> _What the task asks_
Check every line for the word "Python" and state how many lines have it. Reply with the number alone.

> _Record extracts_
# # # # # # #
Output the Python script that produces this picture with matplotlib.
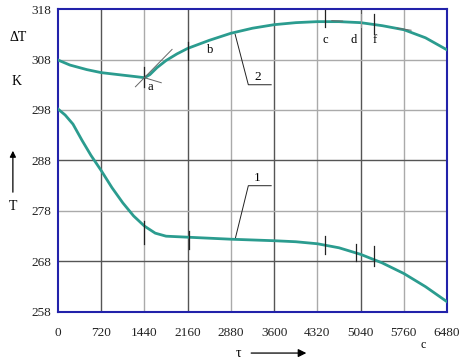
import numpy as np
import matplotlib
matplotlib.use("Agg")
import matplotlib.pyplot as plt

plt.rcParams['font.family'] = ['Liberation Serif', 'DejaVu Serif']

# time, s
t1 = [0, 120, 250, 400, 550, 720, 900, 1080, 1260, 1440, 1620, 1800, 1980,
      2160, 2520, 2880, 3240, 3600, 3960, 4320, 4680, 5040, 5400, 5760,
      6120, 6480]
# curve 1, K
T1 = [298.2, 297.0, 295.2, 292.0, 289.0, 286.0, 282.6, 279.6, 277.0, 275.0,
      273.6, 273.0, 272.9, 272.8, 272.6, 272.4, 272.25, 272.1, 271.9, 271.5,
      270.7, 269.4, 267.7, 265.6, 263.0, 260.0]

t2 = [0, 200, 480, 720, 1080, 1300, 1440, 1530, 1650, 1800, 1980, 2160,
      2520, 2880, 3240, 3600, 3960, 4320, 4680, 5040, 5400, 5760, 6120, 6480]
# curve 2, K
T2 = [307.9, 306.9, 306.0, 305.4, 304.9, 304.6, 304.4, 305.0, 306.4, 307.8,
      309.1, 310.2, 311.8, 313.2, 314.2, 314.9, 315.3, 315.5, 315.5, 315.3,
      314.7, 313.9, 312.3, 309.9]

xticks = [0, 720, 1440, 2160, 2880, 3600, 4320, 5040, 5760, 6480]
yticks = [258, 268, 278, 288, 298, 308, 318]

# short vertical marks on the curves: (t, T bottom, T top)
marks1 = [(1440, 271.5, 276.0), (2190, 270.5, 274.0), (4440, 269.5, 273.0),
          (4960, 268.0, 271.5), (5270, 267.0, 271.0)]
marks2 = [(1440, 302.5, 306.5), (2160, 308.0, 311.5), (4440, 314.4, 317.8),
          (5270, 313.0, 317.0)]
letters = [("a", 1530, 302.5), ("b", 2530, 309.8), ("c", 4460, 311.8),
           ("d", 4930, 311.8), ("f", 5270, 311.8)]

line_col = '#2b9c8f'
blue = '#2222aa'

fig = plt.figure(figsize=(4.6, 3.61), dpi=100)
ax = fig.add_axes([0.126, 0.136, 0.846, 0.839])

dark = [720, 2160, 3600, 5040]
for x in xticks[1:-1]:
    ax.axvline(x, color='#555555' if x in dark else '#aaaaaa', lw=1.0, zorder=1)
for y in yticks[1:-1]:
    ax.axhline(y, color='#555555' if y in (268, 288) else '#aaaaaa', lw=1.0, zorder=1)

ax.plot(t1, T1, color=line_col, lw=2.0, zorder=3)
ax.plot(t2, T2, color=line_col, lw=2.0, zorder=3)

for x, y0, y1 in marks1 + marks2:
    ax.plot([x, x], [y0, y1], color='#222222', lw=0.9, zorder=4)

# tangents at point a
ax.plot([1290, 1900], [302.6, 310.0], color='#666666', lw=0.7, zorder=4)
ax.plot([1440, 1720], [304.4, 303.4], color='#666666', lw=0.7, zorder=4)
# small tangent dashes near c and f
ax.plot([4560, 4740], [315.7, 315.6], color='#666666', lw=0.7, zorder=4)
ax.plot([5650, 5880], [314.2, 313.8], color='#666666', lw=0.7, zorder=4)
ax.plot([5040, 5040], [314.5, 317.0], color='#999999', lw=0.7, zorder=4)

for s, x, y in letters:
    ax.text(x, y, s, fontsize=9, ha='center', va='center', zorder=5)

# leaders for curve numbers
ax.plot([2950, 3170, 3550], [313.0, 303.0, 303.0], color='#222222', lw=0.7)
ax.text(3320, 304.5, "2", fontsize=9.5, ha='center', va='center')
ax.plot([2950, 3170, 3550], [272.4, 283.0, 283.0], color='#222222', lw=0.7)
ax.text(3320, 284.6, "1", fontsize=9.5, ha='center', va='center')

ax.set_xlim(0, 6480)
ax.set_ylim(258, 318)
ax.set_xticks(xticks)
ax.set_yticks(yticks)
ax.tick_params(length=0, labelsize=9.5, colors='#222222')
ax.tick_params(axis='x', pad=11)
ax.tick_params(axis='y', pad=5)
for sp in ax.spines.values():
    sp.set_color(blue)
    sp.set_linewidth(1.5)

fig.text(0.039, 0.897, "ΔT", fontsize=10, ha='center', va='center')
fig.text(0.037, 0.773, "K", fontsize=10, ha='center', va='center')
fig.text(0.028, 0.427, "T", fontsize=10, ha='center', va='center')
fig.patches.append(matplotlib.patches.FancyArrowPatch(
    (0.028, 0.46), (0.028, 0.59), transform=fig.transFigure,
    arrowstyle='-|>', mutation_scale=9, color='black', lw=0.9))
fig.text(0.518, 0.022, "τ", fontsize=10, ha='center', va='center')
fig.patches.append(matplotlib.patches.FancyArrowPatch(
    (0.54, 0.022), (0.672, 0.022), transform=fig.transFigure,
    arrowstyle='-|>', mutation_scale=12, color='black', lw=0.9))
fig.text(0.92, 0.045, "c", fontsize=8.5, ha='center', va='center')

fig.savefig("out.png", dpi=100)
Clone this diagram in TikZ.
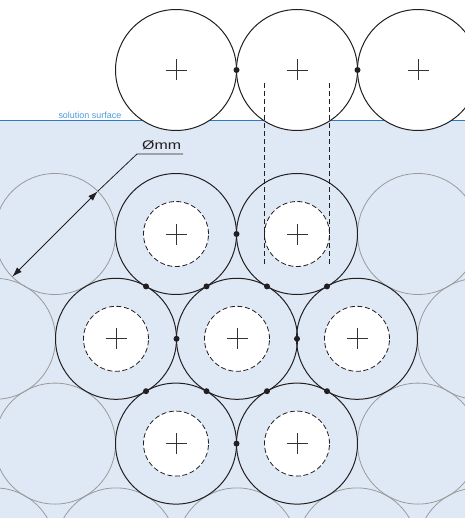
\documentclass[tikz,border=0pt]{standalone}
\usepackage{fontspec}
\setmainfont{Liberation Sans}
\usetikzlibrary{arrows.meta}
\definecolor{water}{HTML}{DFE9F6}
\definecolor{surf}{HTML}{2B7CC4}
\definecolor{surftext}{HTML}{4C9BD8}
\definecolor{ghostc}{HTML}{9A9A9A}
\definecolor{ink}{HTML}{231F20}
\definecolor{crossc}{HTML}{333333}
\tikzset{
  ring/.style={circle, draw=ink, line width=1bp, minimum size=121bp, inner sep=0pt, outer sep=0pt},
  ghost/.style={circle, draw=ghostc, line width=0.8bp, minimum size=121bp, inner sep=0pt, outer sep=0pt},
  topring/.style={ring, fill=white},
  core/.style={circle, draw=ink, line width=0.8bp, dash pattern=on 5bp off 2.6bp, fill=white, minimum size=65bp, inner sep=0pt, outer sep=0pt},
  dotn/.style={circle, fill=ink, minimum size=6bp, inner sep=0pt, outer sep=0pt},
  crossline/.style={draw=crossc, line width=0.8bp},
  projline/.style={draw=ink, line width=0.8bp, dash pattern=on 5bp off 3bp},
  dimline/.style={draw=ink, line width=0.8bp},
}
\begin{document}
\begin{tikzpicture}[x=1bp,y=-1bp]
\useasboundingbox (0,0) rectangle (465,518);
\clip (0,0) rectangle (465,518);
% water
\fill[water] (0,120.5) rectangle (465,518);
\coordinate (sl) at (0,120.5);
\coordinate (sr) at (465,120.5);
\draw[surf, line width=1.2bp] (sl) -- (sr);
\node[anchor=base east, text=surftext, font=\fontsize{9}{11}\selectfont, inner sep=0pt] (surflabel) at (121.5,118.3) {solution surface};
% grey background circles
\node[ghost] (gA) at (55,234) {};
\node[ghost] (gB) at (418,234) {};
\node[ghost] (gC) at (-5,338.8) {};
\node[ghost] (gD) at (478,338.8) {};
\node[ghost] (gE) at (55,443.6) {};
\node[ghost] (gF) at (418,443.6) {};
\node[ghost] (gG) at (-5,548.4) {};
\node[ghost] (gH) at (116,548.4) {};
\node[ghost] (gI) at (237,548.4) {};
\node[ghost] (gJ) at (357,548.4) {};
\node[ghost] (gK) at (478,548.4) {};
% black rings in solution
\node[ring] (r1) at (176,234) {};
\node[ring] (r2) at (297,234) {};
\node[ring] (r3) at (116,338.8) {};
\node[ring] (r4) at (237,338.8) {};
\node[ring] (r5) at (357,338.8) {};
\node[ring] (r6) at (176,443.6) {};
\node[ring] (r7) at (297,443.6) {};
% white cores
\foreach \n in {r1,r2,r3,r4,r5,r6,r7}{
  \node[core] (c\n) at (\n) {};
  \draw[crossline] (\n) ++(-10.5,0) -- ++(21,0);
  \draw[crossline] (\n) ++(0,-10.5) -- ++(0,21);
}
% contact dots
\node[dotn] (d12) at (236.5,234) {};
\node[dotn] (d13) at (146,286.4) {};
\node[dotn] (d14) at (206.5,286.4) {};
\node[dotn] (d24) at (267,286.4) {};
\node[dotn] (d25) at (327,286.4) {};
\node[dotn] (d34) at (176.5,338.8) {};
\node[dotn] (d45) at (297,338.8) {};
\node[dotn] (d36) at (146,391.2) {};
\node[dotn] (d46) at (206.5,391.2) {};
\node[dotn] (d47) at (267,391.2) {};
\node[dotn] (d57) at (327,391.2) {};
\node[dotn] (d67) at (236.5,443.6) {};
% top row on the surface
\node[topring] (t1) at (176,70) {};
\node[topring] (t2) at (297,70) {};
\node[topring] (t3) at (418,70) {};
\foreach \n in {t1,t2,t3}{
  \draw[crossline] (\n) ++(-10.5,0) -- ++(21,0);
  \draw[crossline] (\n) ++(0,-10.5) -- ++(0,21);
}
\node[dotn] (dt12) at (236.5,70) {};
\node[dotn] (dt23) at (357.5,70) {};
% projection lines
\coordinate (pLt) at (264.5,83);
\coordinate (pLb) at (264.5,265);
\coordinate (pRt) at (329.8,83);
\coordinate (pRb) at (329.8,265);
\draw[projline] (pLt) -- (pLb);
\draw[projline] (pRt) -- (pRb);
% diameter dimension
\draw[dimline, {Latex[length=10bp,width=6.5bp]}-{Latex[length=10bp,width=6.5bp]}] (gA.225) -- (gA.45);
\node[anchor=base west, text=ink, font=\fontsize{12.5}{15}\selectfont, inner sep=0pt] (dia) at (142,149.5) {\scalebox{1.28}[1]{Ømm}};
\coordinate (ul) at (137,154);
\coordinate (ur) at (183,154);
\draw[dimline] (gA.45) -- (ul) -- (ur);
\end{tikzpicture}
\end{document}
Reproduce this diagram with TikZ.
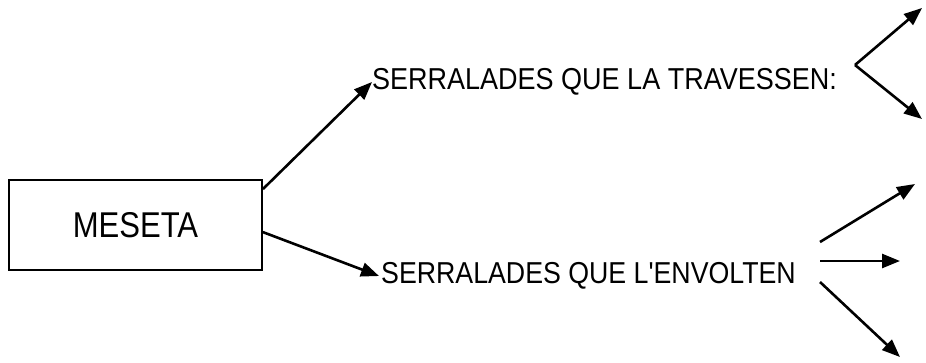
\documentclass[tikz,border=0pt]{standalone}
\usepackage{fontspec}
\setmainfont{Liberation Sans}
\usetikzlibrary{arrows.meta}
\begin{document}
\begin{tikzpicture}[x=1pt,y=-1pt,
  conn/.style={line width=2.6pt,-{Triangle[length=18pt,width=14pt]}},
  mainbox/.style={draw,line width=1.8pt,minimum width=253pt,minimum height=90pt,inner sep=0pt,font=\fontsize{32}{32}\selectfont},
  lbl/.style={inner sep=0pt,anchor=west,font=\fontsize{27}{27}\selectfont}]
\useasboundingbox (0,0) rectangle (926,362);
\node[mainbox] (meseta) at (135.5,225) {\scalebox{0.97}[1.12]{MESETA}};
\node[lbl] (t1) at (372,82) {\scalebox{1}[1.12]{SERRALADES QUE LA TRAVESSEN:}};
\node[lbl] (t2) at (381,276) {\scalebox{0.99}[1.12]{SERRALADES QUE L\textquotesingle ENVOLTEN}};
% bracket
\coordinate (v) at (855,65);
\coordinate (b1) at (922,8);
\coordinate (b2) at (922,119);
% fan starts and tips
\coordinate (s1) at (820,242);
\coordinate (e1) at (915,184);
\coordinate (s2) at (820,261);
\coordinate (e2) at (900,261);
\coordinate (s3) at (820,282);
\coordinate (e3) at (900,357);
\draw[conn] ([yshift=-10pt]meseta.north east) -- (t1.west);
\draw[conn] ([yshift=-53pt]meseta.north east) -- ([xshift=-2pt]t2.west);
\draw[conn] (v) -- (b1);
\draw[conn] (v) -- (b2);
\draw[conn] (s1) -- (e1);
\draw[conn] (s2) -- (e2);
\draw[conn] (s3) -- (e3);
\end{tikzpicture}
\end{document}
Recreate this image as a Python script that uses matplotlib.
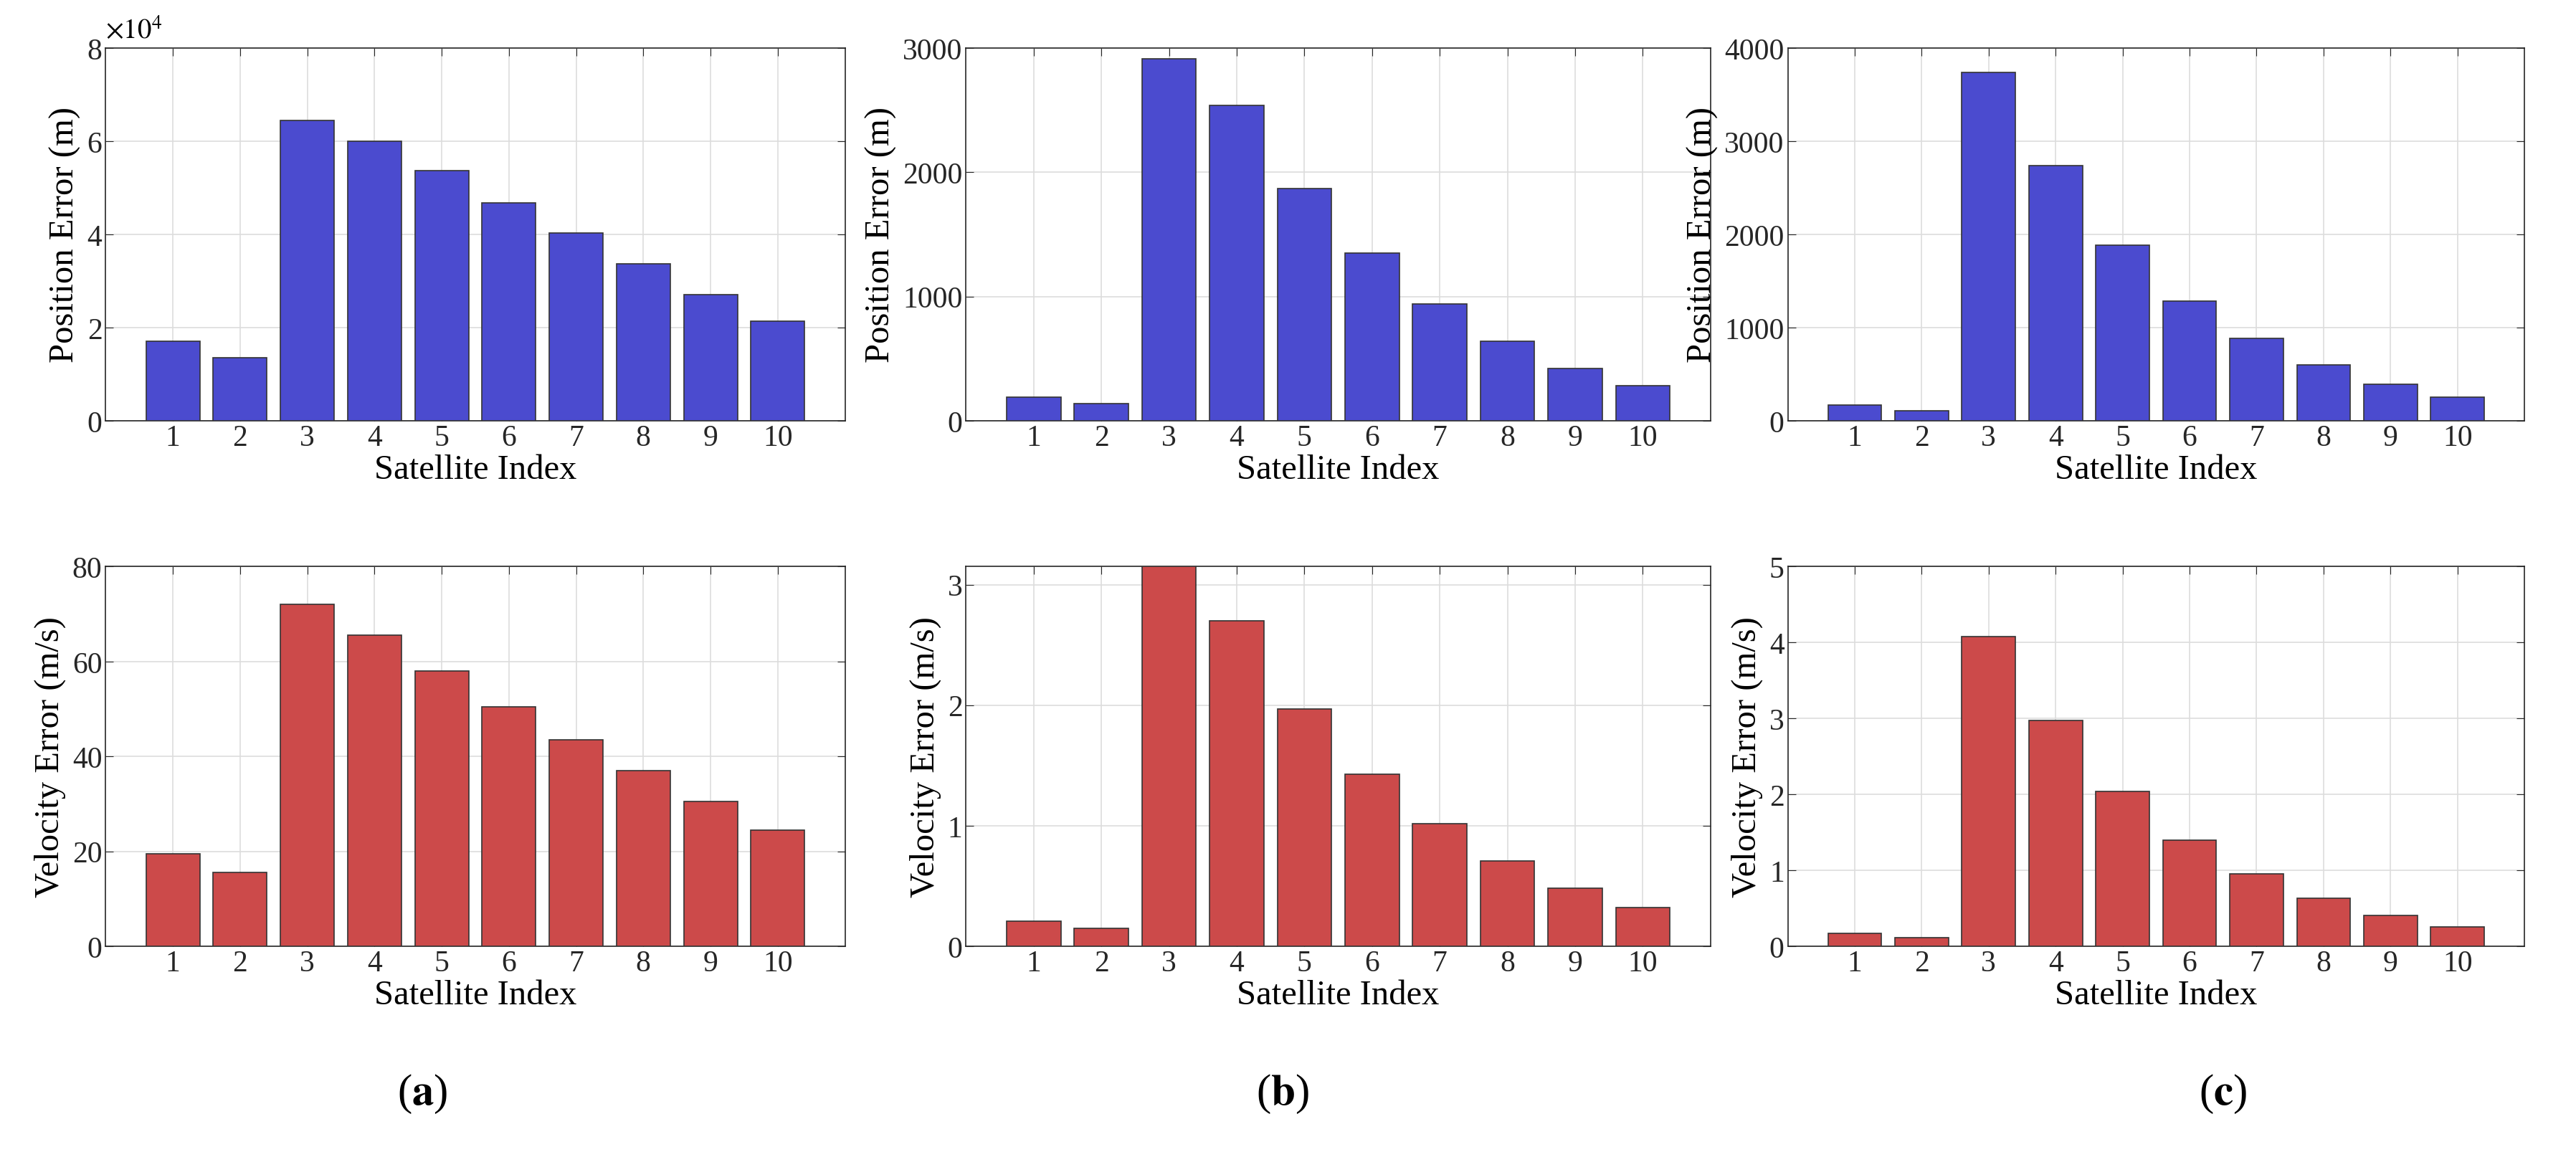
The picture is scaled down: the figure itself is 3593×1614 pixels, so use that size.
# # # # # # #
> _Answer to the exercise_
2